2) Sentiment Analysis : Sentiment analysis is the process of evaluating and categorizing the sentiment or emotional polarity conveyed in text, such as reviews, comments, social media posts, and other forms of written communication. It aims to determine whether the text expresses positive, negative, or neutral sentiments.

3) Summarization : Summarization is a technique for extracting important topics or central ideas within a text.

4) Clustering : Clustering a type of unsupervised learning technique used to group similar data points together based on certain characteristics or features, without the need for predefined labels or categories. Clustering is often used for data exploration, pattern recognition, and understanding the structure of the data.

# Process for Text Mining

1) Data Collection : Gather the text data from various sources, such as websites, documents, social media, or databases. Ensure that the data is relevant to your analysis objectives.

2) Data Preprocessing : Clean the text data to remove noise and inconsistencies. Common preprocessing steps include:
     - Text Cleaning: Remove HTML tags, special characters, punctuation, and extra whitespace.
     - Lowercasing: Convert all text to lowercase to ensure consistency.
     - Tokenization: Split the text into words or phrases (tokens) for further analysis.
     - Stop Word Removal: Eliminate common words like "the," "and," "is," as they often don't carry meaningful information.
     - Stemming or Lemmatization: Reduce words to their base or root form to treat variants as the same word (e.g., "running" and "ran" become "run").

3) Text Parsing : Analyze the structure of the text, such as sentence and paragraph boundaries, to understand the context and relationships within the data.

4) Text Exploration and Visualization : Perform exploratory data analysis (EDA) to gain insights into the data. Visualizations like word clouds, histograms, and word frequency distributions can help identify patterns and trends.

5) Text Representation :
   - Convert the text data into a numerical format that machine learning models can work with. Common techniques for text representation include:
     - Bag of Words (BoW): Represent each document as a vector of word frequencies or term occurrences.
     - TF-IDF (Term Frequency-Inverse Document Frequency): Assign weights to words based on their importance in a document relative to the entire dataset.
     - Word Embeddings (e.g., Word2Vec, GloVe): Create dense vector representations of words that capture semantic relationships.

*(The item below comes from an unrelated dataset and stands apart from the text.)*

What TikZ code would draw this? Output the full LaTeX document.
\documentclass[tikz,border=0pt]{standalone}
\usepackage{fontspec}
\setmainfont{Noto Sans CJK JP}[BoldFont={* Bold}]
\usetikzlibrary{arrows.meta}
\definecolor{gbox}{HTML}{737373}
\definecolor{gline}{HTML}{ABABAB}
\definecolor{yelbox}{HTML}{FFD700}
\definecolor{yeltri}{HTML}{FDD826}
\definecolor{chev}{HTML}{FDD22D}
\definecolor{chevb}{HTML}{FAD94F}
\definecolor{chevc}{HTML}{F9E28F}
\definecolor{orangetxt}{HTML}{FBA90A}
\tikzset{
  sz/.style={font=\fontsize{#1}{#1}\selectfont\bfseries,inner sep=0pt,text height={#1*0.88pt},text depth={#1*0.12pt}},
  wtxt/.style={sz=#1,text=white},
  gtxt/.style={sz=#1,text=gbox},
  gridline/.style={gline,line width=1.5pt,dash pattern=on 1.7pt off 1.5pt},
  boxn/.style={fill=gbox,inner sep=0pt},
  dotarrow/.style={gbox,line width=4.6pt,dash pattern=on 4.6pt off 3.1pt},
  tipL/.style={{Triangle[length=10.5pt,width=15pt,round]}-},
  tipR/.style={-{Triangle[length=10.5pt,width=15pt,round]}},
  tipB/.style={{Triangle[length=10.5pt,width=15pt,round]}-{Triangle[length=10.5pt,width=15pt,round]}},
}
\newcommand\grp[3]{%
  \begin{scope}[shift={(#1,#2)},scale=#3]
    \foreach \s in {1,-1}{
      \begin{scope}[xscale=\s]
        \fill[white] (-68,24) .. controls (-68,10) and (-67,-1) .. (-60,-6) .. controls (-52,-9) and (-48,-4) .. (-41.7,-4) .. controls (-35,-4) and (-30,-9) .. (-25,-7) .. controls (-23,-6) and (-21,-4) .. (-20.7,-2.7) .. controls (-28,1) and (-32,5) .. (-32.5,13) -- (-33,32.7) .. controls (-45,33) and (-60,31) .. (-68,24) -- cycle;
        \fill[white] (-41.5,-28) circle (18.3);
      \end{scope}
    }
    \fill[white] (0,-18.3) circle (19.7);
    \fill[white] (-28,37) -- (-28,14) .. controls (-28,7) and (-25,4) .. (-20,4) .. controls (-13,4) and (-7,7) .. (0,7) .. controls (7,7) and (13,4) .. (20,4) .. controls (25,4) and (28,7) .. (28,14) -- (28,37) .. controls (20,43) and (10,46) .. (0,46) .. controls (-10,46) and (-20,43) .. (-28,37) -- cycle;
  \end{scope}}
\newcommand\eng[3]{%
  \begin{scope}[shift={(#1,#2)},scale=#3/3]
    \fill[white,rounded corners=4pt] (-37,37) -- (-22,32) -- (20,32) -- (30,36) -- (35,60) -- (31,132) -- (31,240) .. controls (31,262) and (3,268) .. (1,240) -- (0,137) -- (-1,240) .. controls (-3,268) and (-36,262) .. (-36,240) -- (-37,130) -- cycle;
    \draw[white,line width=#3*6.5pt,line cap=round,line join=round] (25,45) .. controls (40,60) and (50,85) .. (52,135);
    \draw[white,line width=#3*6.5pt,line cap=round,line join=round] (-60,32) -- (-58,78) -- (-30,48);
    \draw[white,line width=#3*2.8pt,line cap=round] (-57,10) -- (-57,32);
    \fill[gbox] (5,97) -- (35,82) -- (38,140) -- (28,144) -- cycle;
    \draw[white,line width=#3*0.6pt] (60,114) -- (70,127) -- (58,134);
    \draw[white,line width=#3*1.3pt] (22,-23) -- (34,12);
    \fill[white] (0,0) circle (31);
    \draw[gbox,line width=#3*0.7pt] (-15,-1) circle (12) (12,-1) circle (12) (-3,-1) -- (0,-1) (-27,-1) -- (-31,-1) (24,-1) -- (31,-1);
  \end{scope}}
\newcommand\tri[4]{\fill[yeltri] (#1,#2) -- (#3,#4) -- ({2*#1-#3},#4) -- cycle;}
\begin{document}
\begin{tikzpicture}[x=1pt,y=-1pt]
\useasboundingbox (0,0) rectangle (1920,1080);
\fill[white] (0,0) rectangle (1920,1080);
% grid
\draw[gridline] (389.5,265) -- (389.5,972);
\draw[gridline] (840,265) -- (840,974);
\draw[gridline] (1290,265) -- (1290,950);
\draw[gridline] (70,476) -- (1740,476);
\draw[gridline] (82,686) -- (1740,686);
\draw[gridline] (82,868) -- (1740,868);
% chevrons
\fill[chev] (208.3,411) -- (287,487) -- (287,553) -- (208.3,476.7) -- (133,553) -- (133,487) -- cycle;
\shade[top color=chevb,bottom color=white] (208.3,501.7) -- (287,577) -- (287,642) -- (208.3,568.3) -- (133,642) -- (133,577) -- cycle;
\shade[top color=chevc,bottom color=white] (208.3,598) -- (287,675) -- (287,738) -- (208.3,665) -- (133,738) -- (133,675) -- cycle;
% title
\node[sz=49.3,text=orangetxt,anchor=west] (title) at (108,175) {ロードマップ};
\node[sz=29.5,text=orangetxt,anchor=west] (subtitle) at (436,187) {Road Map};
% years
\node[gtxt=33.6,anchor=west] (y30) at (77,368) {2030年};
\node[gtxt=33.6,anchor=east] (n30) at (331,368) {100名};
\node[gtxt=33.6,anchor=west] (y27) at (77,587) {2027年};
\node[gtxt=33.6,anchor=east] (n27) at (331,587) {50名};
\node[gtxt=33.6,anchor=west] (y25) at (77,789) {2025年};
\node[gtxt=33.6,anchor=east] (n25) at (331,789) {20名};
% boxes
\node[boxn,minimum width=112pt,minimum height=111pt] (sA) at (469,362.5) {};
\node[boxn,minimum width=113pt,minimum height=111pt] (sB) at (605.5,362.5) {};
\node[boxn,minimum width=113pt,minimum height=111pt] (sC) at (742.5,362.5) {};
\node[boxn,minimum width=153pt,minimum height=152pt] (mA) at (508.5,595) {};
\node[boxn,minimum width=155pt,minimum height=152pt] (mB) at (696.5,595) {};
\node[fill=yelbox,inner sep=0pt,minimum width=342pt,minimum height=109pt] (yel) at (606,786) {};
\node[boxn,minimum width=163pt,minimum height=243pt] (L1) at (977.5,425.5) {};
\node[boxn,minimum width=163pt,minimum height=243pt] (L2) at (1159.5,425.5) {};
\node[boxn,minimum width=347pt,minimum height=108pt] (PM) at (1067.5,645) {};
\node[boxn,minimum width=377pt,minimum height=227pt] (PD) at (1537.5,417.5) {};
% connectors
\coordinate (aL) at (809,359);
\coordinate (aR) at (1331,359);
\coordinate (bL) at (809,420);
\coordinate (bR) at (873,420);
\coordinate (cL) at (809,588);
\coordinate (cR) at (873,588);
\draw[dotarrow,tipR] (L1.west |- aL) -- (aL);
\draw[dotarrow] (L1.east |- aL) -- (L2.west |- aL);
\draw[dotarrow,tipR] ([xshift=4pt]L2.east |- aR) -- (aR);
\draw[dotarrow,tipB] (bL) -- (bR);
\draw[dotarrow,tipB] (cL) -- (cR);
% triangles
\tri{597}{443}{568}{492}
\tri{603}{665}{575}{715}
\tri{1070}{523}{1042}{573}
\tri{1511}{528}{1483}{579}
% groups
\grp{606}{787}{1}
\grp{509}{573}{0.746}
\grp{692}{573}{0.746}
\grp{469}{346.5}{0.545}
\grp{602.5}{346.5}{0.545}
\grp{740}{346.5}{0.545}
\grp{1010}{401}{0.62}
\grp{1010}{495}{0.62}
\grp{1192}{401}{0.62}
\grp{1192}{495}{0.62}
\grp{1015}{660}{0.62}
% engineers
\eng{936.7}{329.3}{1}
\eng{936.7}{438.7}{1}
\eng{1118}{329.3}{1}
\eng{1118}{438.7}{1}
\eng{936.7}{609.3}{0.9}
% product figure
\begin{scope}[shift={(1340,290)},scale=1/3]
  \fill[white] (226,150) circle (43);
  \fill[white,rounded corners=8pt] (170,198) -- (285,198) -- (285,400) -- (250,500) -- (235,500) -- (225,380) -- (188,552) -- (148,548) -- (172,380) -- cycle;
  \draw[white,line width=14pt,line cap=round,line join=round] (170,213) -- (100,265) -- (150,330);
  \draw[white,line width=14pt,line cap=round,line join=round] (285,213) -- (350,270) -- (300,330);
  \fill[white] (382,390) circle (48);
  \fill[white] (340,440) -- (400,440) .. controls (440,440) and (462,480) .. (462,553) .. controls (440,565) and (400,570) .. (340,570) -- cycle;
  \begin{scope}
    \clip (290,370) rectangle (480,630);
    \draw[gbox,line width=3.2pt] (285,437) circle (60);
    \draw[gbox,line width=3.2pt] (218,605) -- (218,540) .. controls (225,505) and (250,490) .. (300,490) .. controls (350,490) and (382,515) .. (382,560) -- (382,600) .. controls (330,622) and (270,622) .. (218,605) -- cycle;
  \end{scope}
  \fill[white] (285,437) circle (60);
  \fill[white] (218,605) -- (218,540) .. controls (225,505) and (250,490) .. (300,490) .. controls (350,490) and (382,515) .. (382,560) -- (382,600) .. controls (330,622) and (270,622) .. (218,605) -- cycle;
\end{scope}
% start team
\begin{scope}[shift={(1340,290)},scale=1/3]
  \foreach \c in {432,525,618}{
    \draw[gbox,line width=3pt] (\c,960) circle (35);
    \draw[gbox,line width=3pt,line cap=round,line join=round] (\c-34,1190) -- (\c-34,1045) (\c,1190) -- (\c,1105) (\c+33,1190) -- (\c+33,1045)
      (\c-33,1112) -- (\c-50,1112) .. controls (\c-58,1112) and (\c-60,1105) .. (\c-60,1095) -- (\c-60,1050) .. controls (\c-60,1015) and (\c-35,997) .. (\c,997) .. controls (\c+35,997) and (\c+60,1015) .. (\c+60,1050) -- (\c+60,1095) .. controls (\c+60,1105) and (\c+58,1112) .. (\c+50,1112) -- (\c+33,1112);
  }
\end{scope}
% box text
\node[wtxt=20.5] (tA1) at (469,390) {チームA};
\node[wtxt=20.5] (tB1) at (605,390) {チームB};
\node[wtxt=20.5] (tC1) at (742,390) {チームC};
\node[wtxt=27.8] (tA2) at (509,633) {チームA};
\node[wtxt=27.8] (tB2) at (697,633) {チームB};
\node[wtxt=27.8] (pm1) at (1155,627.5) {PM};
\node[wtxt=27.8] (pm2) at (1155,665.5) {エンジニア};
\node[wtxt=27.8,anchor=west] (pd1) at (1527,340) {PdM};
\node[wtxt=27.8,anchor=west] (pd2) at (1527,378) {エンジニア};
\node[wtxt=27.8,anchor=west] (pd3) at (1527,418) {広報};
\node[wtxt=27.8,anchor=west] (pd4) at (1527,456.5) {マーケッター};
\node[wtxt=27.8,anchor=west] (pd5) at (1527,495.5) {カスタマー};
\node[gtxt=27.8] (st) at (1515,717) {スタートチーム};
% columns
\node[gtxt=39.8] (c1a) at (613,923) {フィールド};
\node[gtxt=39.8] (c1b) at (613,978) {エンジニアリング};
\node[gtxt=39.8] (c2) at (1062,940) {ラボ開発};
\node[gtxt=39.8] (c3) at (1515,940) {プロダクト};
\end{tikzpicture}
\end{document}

6) Feature Selection : Choose the most relevant features (words or phrases) to include in your analysis. This step can help reduce dimensionality and improve model performance.

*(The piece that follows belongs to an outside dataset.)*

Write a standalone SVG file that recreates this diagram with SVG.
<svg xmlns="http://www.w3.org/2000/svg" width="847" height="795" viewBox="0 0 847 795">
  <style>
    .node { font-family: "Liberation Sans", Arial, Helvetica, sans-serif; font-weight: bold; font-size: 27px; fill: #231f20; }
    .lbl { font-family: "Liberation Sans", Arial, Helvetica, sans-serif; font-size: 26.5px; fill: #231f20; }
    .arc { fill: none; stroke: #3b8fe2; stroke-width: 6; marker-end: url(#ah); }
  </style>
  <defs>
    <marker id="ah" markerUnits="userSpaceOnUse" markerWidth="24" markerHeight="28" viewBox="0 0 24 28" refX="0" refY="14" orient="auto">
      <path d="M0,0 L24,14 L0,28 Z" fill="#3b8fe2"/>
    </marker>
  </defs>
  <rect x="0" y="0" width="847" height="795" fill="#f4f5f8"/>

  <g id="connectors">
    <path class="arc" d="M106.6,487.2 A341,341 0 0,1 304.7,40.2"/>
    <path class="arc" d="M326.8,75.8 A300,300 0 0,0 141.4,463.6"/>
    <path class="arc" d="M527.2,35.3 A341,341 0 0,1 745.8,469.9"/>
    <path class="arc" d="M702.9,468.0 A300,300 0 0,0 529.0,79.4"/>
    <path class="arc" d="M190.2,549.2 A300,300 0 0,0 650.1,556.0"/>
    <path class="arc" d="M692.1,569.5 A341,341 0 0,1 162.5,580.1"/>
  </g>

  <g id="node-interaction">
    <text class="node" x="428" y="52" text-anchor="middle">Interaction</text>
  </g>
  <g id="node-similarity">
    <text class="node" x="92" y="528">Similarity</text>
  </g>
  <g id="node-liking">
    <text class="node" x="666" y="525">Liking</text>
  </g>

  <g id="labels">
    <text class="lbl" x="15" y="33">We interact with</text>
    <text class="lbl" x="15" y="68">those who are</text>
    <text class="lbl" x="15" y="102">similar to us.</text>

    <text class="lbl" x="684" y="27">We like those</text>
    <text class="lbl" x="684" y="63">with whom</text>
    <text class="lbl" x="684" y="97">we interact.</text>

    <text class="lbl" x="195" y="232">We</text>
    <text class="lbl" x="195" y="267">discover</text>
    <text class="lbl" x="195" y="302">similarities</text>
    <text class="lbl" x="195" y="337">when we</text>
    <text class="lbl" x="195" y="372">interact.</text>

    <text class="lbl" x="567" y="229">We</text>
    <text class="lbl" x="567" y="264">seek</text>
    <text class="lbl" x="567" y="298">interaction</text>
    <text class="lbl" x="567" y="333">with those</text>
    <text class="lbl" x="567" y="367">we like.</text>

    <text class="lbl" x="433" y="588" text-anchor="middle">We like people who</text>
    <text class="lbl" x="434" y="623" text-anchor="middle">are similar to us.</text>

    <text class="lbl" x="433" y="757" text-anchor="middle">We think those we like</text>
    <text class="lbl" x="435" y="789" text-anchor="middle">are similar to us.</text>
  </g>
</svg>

7) Text Analysis : Apply various text mining techniques to extract valuable information from the data. Some common methods include:
     - Sentiment Analysis: Determine the sentiment (positive, negative, neutral) of the text.
     - Topic Modeling (e.g., Latent Dirichlet Allocation): Discover topics or themes within the text data.
     - Named Entity Recognition (NER): Identify and categorize entities like names, dates, and locations.
     - Text Classification: Categorize text documents into predefined classes or categories.

8) Machine Learning Modeling : If your goal is prediction or classification, build machine learning models using the preprocessed and feature-engineered text data. Common algorithms include decision trees, random forests, support vector machines, and neural

networks.

9) Model Evaluation : Assess the performance of your machine learning models using appropriate evaluation metrics, such as accuracy, precision, recall, and F1-score.

10) Interpretation and Visualization : Interpret the results of your analysis and use visualizations to communicate findings effectively.